A few months ago, I read an article about parents who discovered their autism only after their children had been diagnosed with it. I started to question if I am on the spectrum the same as them! I did an online quiz "autism spectrum quotient", and I got 28 out of 50. Scores between 26 and 32 indicate some autistic traits. Asperger's syndrome was mentioned in brackets. Later, I learned that the name Asperger's is no longer used and this condition now falls under the umbrella of Autism Spectrum Disorder (ASD). I shared the result with my friend and her reply was; "Oh Gosh!" with a shocked face emotion. I asked her what she thought of it. She said; "You might be a kind of an asocial person but not autistic". I believe she had the commonly mistaken idea that autistic people are kind of freaks and totally dependent on others.

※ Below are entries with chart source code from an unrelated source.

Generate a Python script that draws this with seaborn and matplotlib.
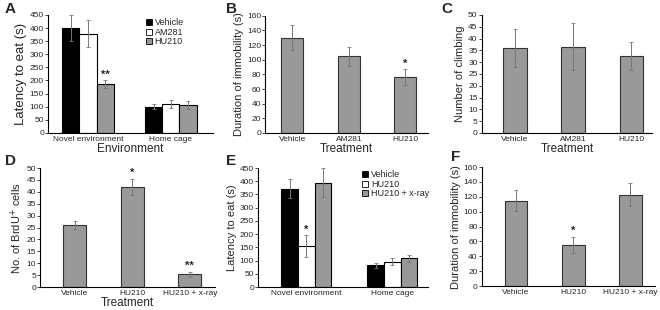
import pandas as pd
import seaborn as sns
import matplotlib.pyplot as plt

# Панель A
a_env = ['Novel environment', 'Home cage']
a_groups = ['Vehicle', 'AM281', 'HU210']
a_vals = {'Vehicle': [400, 100], 'AM281': [378, 110], 'HU210': [185, 106]}
a_errs = {'Vehicle': [50, 9], 'AM281': [52, 15], 'HU210': [15, 15]}

# Панель B
b_cats = ['Vehicle', 'AM281', 'HU210']
b_vals = [130, 105, 76]
b_errs = [17, 13, 11]

# Панель C
c_cats = ['Vehicle', 'AM281', 'HU210']
c_vals = [36, 36.5, 32.5]
c_errs = [8, 10, 6]

# Панель D
d_cats = ['Vehicle', 'HU210', 'HU210 + x-ray']
d_vals = [26, 42, 5.3]
d_errs = [1.8, 3.5, 1.0]

# Панель E
e_env = ['Novel environment', 'Home cage']
e_groups = ['Vehicle', 'HU210', 'HU210 + x-ray']
e_vals = {'Vehicle': [372, 82], 'HU210': [155, 95], 'HU210 + x-ray': [395, 108]}
e_errs = {'Vehicle': [37, 10], 'HU210': [40, 13], 'HU210 + x-ray': [55, 12]}

# Панель F
f_cats = ['Vehicle', 'HU210', 'HU210 + x-ray']
f_vals = [115, 55, 123]
f_errs = [14, 11, 15]

sns.set_style('white')
plt.rcParams['font.family'] = ['Liberation Sans', 'DejaVu Sans']

GRAY = '#999999'
EDGE = '#333333'
ERRC = '#777777'
W, H = 660, 310

fig = plt.figure(figsize=(6.6, 3.1), dpi=100)


def style_axes(ax, ylim, yticks, xlim, ylabel, xlabel, ysize=8):
    sns.despine(ax=ax)
    ax.set_ylim(*ylim)
    ax.set_yticks(yticks)
    ax.set_xlim(*xlim)
    ax.set_ylabel(ylabel, fontsize=ysize, labelpad=2)
    ax.set_xlabel(xlabel, fontsize=8.5, labelpad=0)
    ax.tick_params(axis='y', labelsize=6, length=2, width=0.6, pad=1, direction='out', left=True)
    ax.tick_params(axis='x', labelsize=6, length=0, pad=2)
    for s in ['left', 'bottom']:
        ax.spines[s].set_linewidth(0.8)
        ax.spines[s].set_color('black')


def letter(px, py, txt):
    fig.text(px / W, 1 - py / H, txt, fontsize=11, fontweight='bold',
             ha='left', va='center')


def add_errs(ax, bars, errs):
    for bar, e in zip(bars, errs):
        x = bar.get_x() + bar.get_width() / 2
        ax.errorbar(x, bar.get_height(), yerr=e, fmt='none', ecolor=ERRC,
                    elinewidth=0.7, capsize=1.5, capthick=0.6)


def star(ax, bars, idx, errs, txt, off):
    bar = bars[idx]
    x = bar.get_x() + bar.get_width() / 2
    ax.text(x, bar.get_height() + errs[idx] + off, txt, ha='center',
            va='bottom', fontsize=8, fontweight='bold')


def simple_panel(rect, cats, vals, errs, width):
    ax = fig.add_axes(rect)
    df = pd.DataFrame({'cat': cats, 'val': vals})
    sns.barplot(data=df, x='cat', y='val', color=GRAY, width=width,
                edgecolor=EDGE, linewidth=0.8, errorbar=None, ax=ax)
    for p in ax.patches:
        p.set_facecolor(GRAY)
    add_errs(ax, ax.patches, errs)
    return ax


def grouped_panel(rect, envs, groups, vals, errs, colors, width, anchor):
    ax = fig.add_axes(rect)
    rows = []
    for g in groups:
        for env, v in zip(envs, vals[g]):
            rows.append({'env': env, 'group': g, 'val': v})
    df = pd.DataFrame(rows)
    sns.barplot(data=df, x='env', y='val', hue='group', hue_order=groups,
                palette=colors, width=width, edgecolor='black', linewidth=0.8,
                errorbar=None, saturation=1, ax=ax)
    for cont, g in zip(ax.containers, groups):
        add_errs(ax, cont, errs[g])
    leg = ax.legend(loc='upper left', bbox_to_anchor=anchor, fontsize=6.5,
                    frameon=False, handlelength=0.7, handleheight=0.7,
                    handletextpad=0.3, labelspacing=0.05, borderaxespad=0,
                    borderpad=0)
    for h in leg.legend_handles:
        h.set_edgecolor('black')
        h.set_linewidth(0.6)
    return ax


# A
axA = grouped_panel([0.073, 0.571, 0.250, 0.381], a_env, a_groups, a_vals, a_errs,
                    ['black', 'white', GRAY], 0.62, (0.59, 0.97))
style_axes(axA, (0, 450), range(0, 451, 50), (-0.48, 1.51),
           'Latency to eat (s)', 'Environment', ysize=9.5)
star(axA, axA.containers[2], 0, a_errs['HU210'], '**', 2)

# B
axB = simple_panel([0.402, 0.571, 0.247, 0.378], b_cats, b_vals, b_errs, 0.39)
style_axes(axB, (0, 160), range(0, 161, 20), (-0.48, 2.41),
           'Duration of immobility (s)', 'Treatment')
star(axB, axB.patches, 2, b_errs, '*', 1)

# C
axC = simple_panel([0.730, 0.571, 0.258, 0.381], c_cats, c_vals, c_errs, 0.4)
style_axes(axC, (0, 50), range(0, 51, 5), (-0.57, 2.36),
           'Number of climbing', 'Treatment')

# D
axD = simple_panel([0.061, 0.074, 0.265, 0.384], d_cats, d_vals, d_errs, 0.4)
style_axes(axD, (0, 50), range(0, 51, 5), (-0.6, 2.44),
           'No. of BrdU$^{+}$ cells', 'Treatment')
star(axD, axD.patches, 1, d_errs, '*', 0.5)
star(axD, axD.patches, 2, d_errs, '**', 0.5)

# E
axE = grouped_panel([0.391, 0.074, 0.258, 0.384], e_env, e_groups, e_vals, e_errs,
                    ['black', 'white', GRAY], 0.58, (0.61, 0.98))
style_axes(axE, (0, 450), range(0, 451, 50), (-0.56, 1.42),
           'Latency to eat (s)', '')
star(axE, axE.containers[1], 0, e_errs['HU210'], '*', 2)

# F
axF = simple_panel([0.730, 0.077, 0.262, 0.384], f_cats, f_vals, f_errs, 0.4)
style_axes(axF, (0, 160), range(0, 161, 20), (-0.6, 2.43),
           'Duration of immobility (s)', '')
star(axF, axF.patches, 1, f_errs, '*', 1)

# Буквы панелей
letter(5, 9, 'A')
letter(226, 9, 'B')
letter(441, 9, 'C')
letter(5, 161, 'D')
letter(226, 161, 'E')
letter(451, 157, 'F')

fig.savefig('out.png', dpi=100)
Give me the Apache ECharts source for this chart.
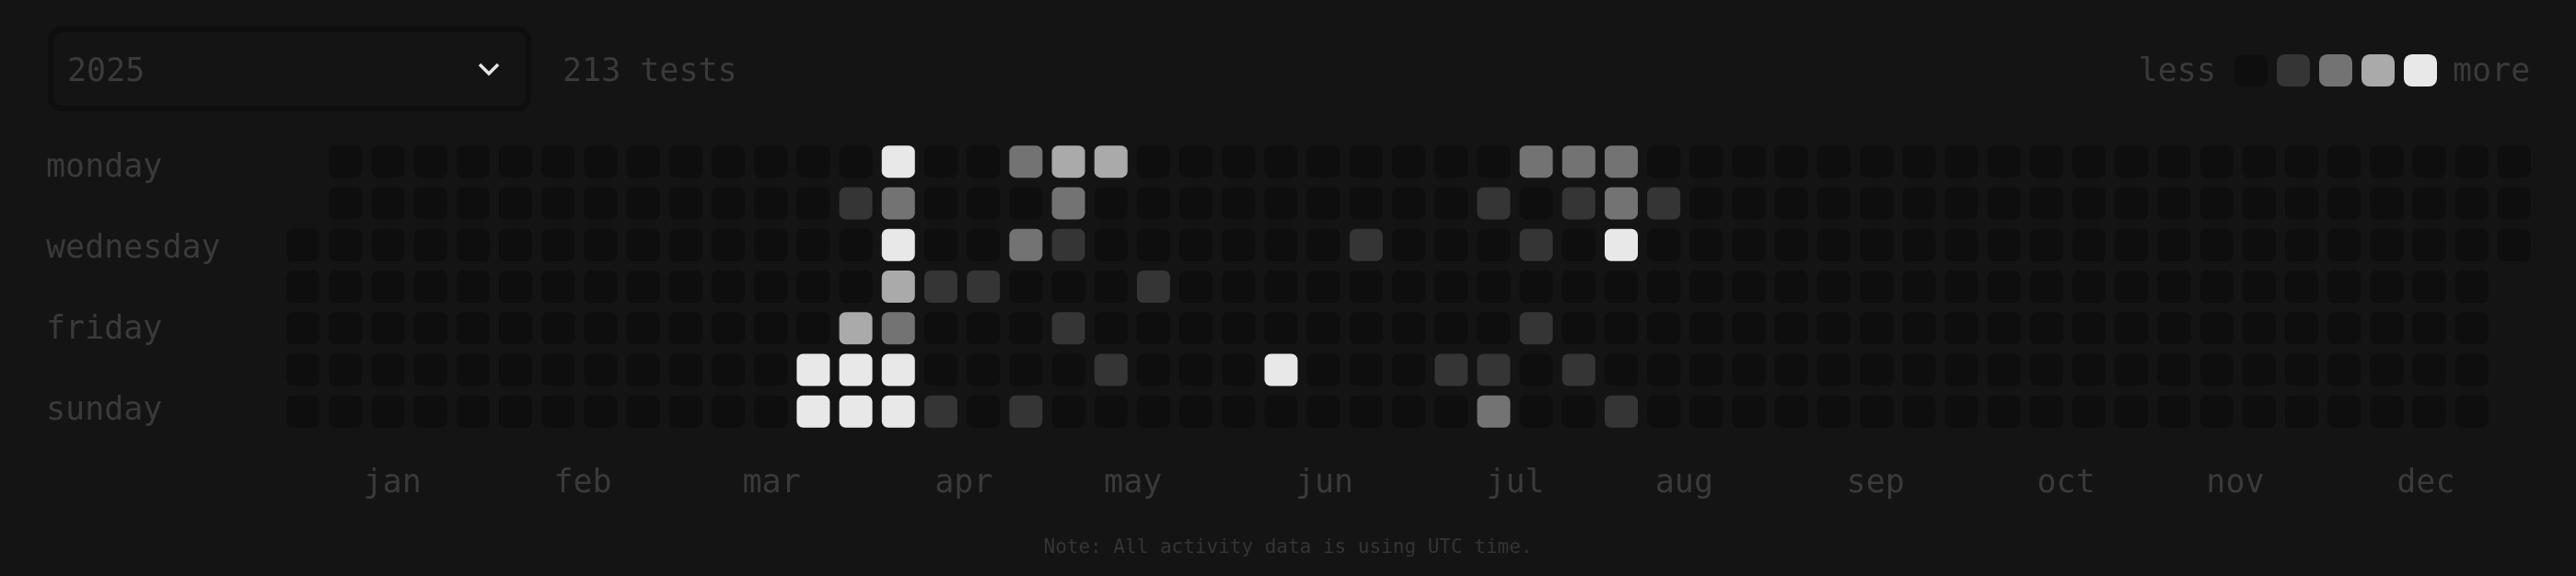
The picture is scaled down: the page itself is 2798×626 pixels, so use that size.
<!DOCTYPE html>
<html><head><meta charset="utf-8">
<script src="https://cdn.jsdelivr.net/npm/echarts@6/dist/echarts.min.js"></script>
<style>html,body{margin:0;padding:0;background:#141414;}#c{width:2798px;height:626px;}</style>
</head><body><div id="c"></div>
<script>
// ---- data ----
const year = '2025';
const activityDates = [
  '2025-03-29','2025-03-30','2025-04-01','2025-04-04','2025-04-05','2025-04-06','2025-04-07',
  '2025-04-08','2025-04-09','2025-04-10','2025-04-11','2025-04-12','2025-04-13','2025-04-17',
  '2025-04-20','2025-04-24','2025-04-28','2025-04-30','2025-05-04','2025-05-05','2025-05-06',
  '2025-05-07','2025-05-09','2025-05-12','2025-05-17','2025-05-22','2025-06-14','2025-06-25',
  '2025-07-12','2025-07-15','2025-07-19','2025-07-20','2025-07-21','2025-07-23','2025-07-25',
  '2025-07-28','2025-07-29','2025-08-02','2025-08-04','2025-08-05','2025-08-06','2025-08-10',
  '2025-08-12'
];
const activityCounts = [
  12,10,2,7,11,10,13,
  5,12,8,4,13,10,1,
  2,1,4,5,2,7,4,
  3,1,7,2,1,10,2,
  1,2,1,4,4,2,1,
  4,2,1,4,5,10,2,
  1
];
const dayLabels = ['monday','','wednesday','','friday','','sunday'];
const monthLabels = ['jan','feb','mar','apr','may','jun','jul','aug','sep','oct','nov','dec'];
const monthLabelWeeks = [2.10, 6.58, 11.02, 15.54, 19.52, 24.02, 28.51, 32.48, 36.98, 41.46, 45.44, 49.92];
const levelMins = [0, 1, 4, 7, 10];
const levelColors = ['#0e0e0e', '#353535', '#737373', '#aaaaaa', '#e8e8e8'];
const legendEnds = ['less', 'more'];

// ---- build ----
const FONT = '"DejaVu Sans Mono", monospace';
const FS = 35;
const BG = '#141414', TXT = '#3a3a3a';
const countByDate = {};
activityDates.forEach((d, i) => { countByDate[d] = activityCounts[i]; });
const yearData = [];
for (let t = Date.UTC(+year, 0, 1); t < Date.UTC(+year + 1, 0, 1); t += 86400000) {
  const d = new Date(t).toISOString().slice(0, 10);
  yearData.push([d, countByDate[d] || 0]);
}
const total = activityCounts.reduce((a, b) => a + b, 0);

const CAL = { left: 306, top: 153, cw: 46.19, ch: 45.28, weeks: 53 };
const CELL_W = 36, CELL_H = 35;
const LABEL_ROW = 44;
const GRID_TOP = 160.6;

const pieces = levelMins.map((m, i) => i < levelMins.length - 1
  ? { gte: m, lt: levelMins[i + 1], color: levelColors[i] }
  : { gte: m, color: levelColors[i] });

const chart = echarts.init(document.getElementById('c'), null, { renderer: 'canvas' });
chart.setOption({
  backgroundColor: BG,
  animation: false,
  calendar: {
    left: CAL.left, top: CAL.top, cellSize: [CAL.cw, CAL.ch],
    orient: 'horizontal', range: year,
    splitLine: { show: false },
    itemStyle: { color: 'transparent', borderWidth: 0 },
    dayLabel: { show: false, firstDay: 1 },
    monthLabel: { show: false },
    yearLabel: { show: false }
  },
  grid: { left: CAL.left, top: GRID_TOP, width: CAL.cw * CAL.weeks, height: LABEL_ROW * 7 },
  xAxis: {
    type: 'value', min: -0.5, max: CAL.weeks - 0.5,
    axisLine: { show: false }, axisTick: { show: false }, splitLine: { show: false },
    axisLabel: {
      customValues: monthLabelWeeks,
      formatter: (v, i) => { const k = monthLabelWeeks.indexOf(v); return monthLabels[k >= 0 ? k : i]; },
      margin: 57, verticalAlign: 'middle',
      color: TXT, fontFamily: FONT, fontSize: FS
    }
  },
  yAxis: {
    type: 'category', data: dayLabels, inverse: true,
    axisLine: { show: false }, axisTick: { show: false }, splitLine: { show: false },
    axisLabel: { interval: 0, align: 'left', margin: CAL.left - 50, color: TXT, fontFamily: FONT, fontSize: FS }
  },
  visualMap: {
    type: 'piecewise', seriesIndex: 0, dimension: 1, orient: 'horizontal',
    right: 136, top: 44, pieces: pieces, showLabel: false, itemGap: 10,
    itemWidth: CELL_W, itemHeight: CELL_H, itemSymbol: 'roundRect',
    selectedMode: false, hoverLink: false
  },
  graphic: [
    { type: 'rect', shape: { x: 55, y: 32, width: 519, height: 86, r: 12 },
      style: { fill: BG, stroke: '#0e0e0e', lineWidth: 6 } },
    { type: 'text', x: 73, y: 79, style: { text: year, fill: TXT, font: FS + 'px ' + FONT, verticalAlign: 'middle' } },
    { type: 'polyline', shape: { points: [[521, 70], [531, 80], [541, 70]] },
      style: { stroke: '#e6e6e6', lineWidth: 3.5, fill: null } },
    { type: 'text', x: 611, y: 79, style: { text: total + ' tests', fill: TXT, font: FS + 'px ' + FONT, verticalAlign: 'middle' } },
    { type: 'text', x: 2407, y: 79, style: { text: legendEnds[0], fill: TXT, font: FS + 'px ' + FONT, align: 'right', verticalAlign: 'middle' } },
    { type: 'text', x: 2664, y: 79, style: { text: legendEnds[1], fill: TXT, font: FS + 'px ' + FONT, align: 'left', verticalAlign: 'middle' } },
    { type: 'text', x: 1399, y: 596, style: { text: 'Note: All activity data is using UTC time.', fill: '#353535', font: '21px ' + FONT, align: 'center', verticalAlign: 'middle' } }
  ],
  series: [{
    type: 'custom', coordinateSystem: 'calendar', data: yearData,
    renderItem: (params, api) => {
      const p = api.coord([api.value(0)]);
      return { type: 'rect',
        shape: { x: p[0] - CELL_W / 2, y: p[1] - CELL_H / 2, width: CELL_W, height: CELL_H, r: 7 },
        style: { fill: api.visual('color') } };
    }
  }]
});
</script></body></html>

Every autistic person is different. The symptoms vary greatly and they're rated according to their severity by doctors. You could be autistic with mild issues which is why some parents/people might not pick it up. The numbers of autistic people are rocketing recently because many people weren't aware of it, not because of vaccines or bad parenting.
I tried to block this topic out until I came across a video of someone talking about the discovery of his autism. He found out he was on the autism spectrum at the age of 37. The Youtuber also touched on another important issue which was his constant failures in building up romantic or intimate relationships which rang a bell with me. He summarized it by saying; "I always messed it up". Listening to what he has been through since childhood was like watching my own life displayed on a projector screen. I related to every single word he said.
People used to consider me a polite and quiet child and when I grew up, some called me arrogant. No one thought that I might have had a disorder. I always find it difficult to communicate with people, especially those I don't know well. I thought it had something to do with my hearing impairment but I found even when I can follow what people say, I keep silent. I don't know what to say in social situations.
It took me a longer time than usual to learn common social skills. I recall most of the situations that happened when I was younger. These were considered faux pas and rude attitudes from the perspective of others, but not from mine. Now, I understand the reasons behind them. I either felt anxious or the social rules didn't make sense to me.
When I was at Dar Jan, I felt very anxious when the volunteers asked me to join their discussion and to introduce myself. At that moment, I wished the ground would open and swallow me up. Everyone there kept asking me why I was staying on my own most of the time and why I didn't join their chit-chats. Some even wondered whether someone had annoyed me!
My Mum used to say that my Dad wasn't good at dealing with people and that I'm just a copy of him! I wonder if he was just autistic and no one understood that!
Academically, I wasn't bad and my scores were often good, except for my very first school year which was in Al-Azhar. My Mum said that I refused to attend the final exams. She didn't know why so then she moved me to another school. In the new school, I did well in most of the subjects there, except for math starting from Standard Four.
I must confess finding out all of this provides relief and clarification for a lot of unexplained past situations. For the time being, I have a long road to go to learn how to improve my social skills and how to communicate with people without sounding blunt or acting awkwardly.
I sometimes wonder what if I was born in another time or to other parents who would have made an effort to find out what was wrong with me, would my life have been better? Would there have been any difference? What if I could have understood all these issues earlier?